Capital spending and TDAM portfolio investment

Newman said total capital expenditures for the quarter were CAD 11.5 million, including in-suite and tenant improvements and various building projects, such as garage renovations, common area work, mechanical, plumbing, electrical, and energy initiatives.

He also reiterated previously announced plans for the REIT and Morguard Corporation to jointly invest CAD 1 billion in a Canadian multi-suite residential real estate portfolio owned by TD Asset Management. Newman said the acquisition would represent an approximate 20% undivided interest in a 106-property portfolio valued at approximately CAD 5 billion. He said the parties are progressing through due diligence, including determining property allocations to the REIT, and continue to anticipate closing in the second half of the year.
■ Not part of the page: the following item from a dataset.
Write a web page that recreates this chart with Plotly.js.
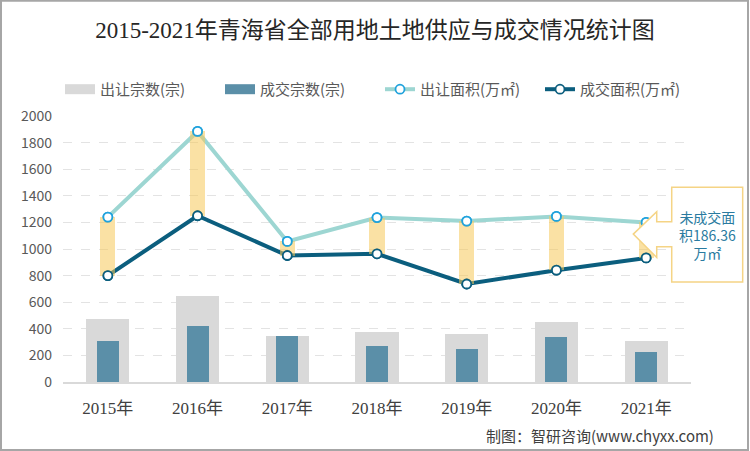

Pressed on potential asset allocation, Miatello said management was not ready to provide specifics given the ongoing diligence. He said the teams are reviewing geographies, cash yields, development potential, cap rates, and capital requirements, among other factors, before determining the investment split between Morguard Corporation and the REIT. Miatello added that while the portfolio is “largely stabilized,” stabilized status would be “one of many criteria” considered in allocation decisions.

About Morguard North American Residential Real Estate Investment Trust TSE: MRG.UN

Morguard North American Residential Real Estate Investment Trust is an open-end real estate investment trust. The REIT invests in multi-suite residential rental properties in Canada and the United States. The REIT operates into two reportable segments, Canada and the United States. The United States contributes to the vast majority of revenue.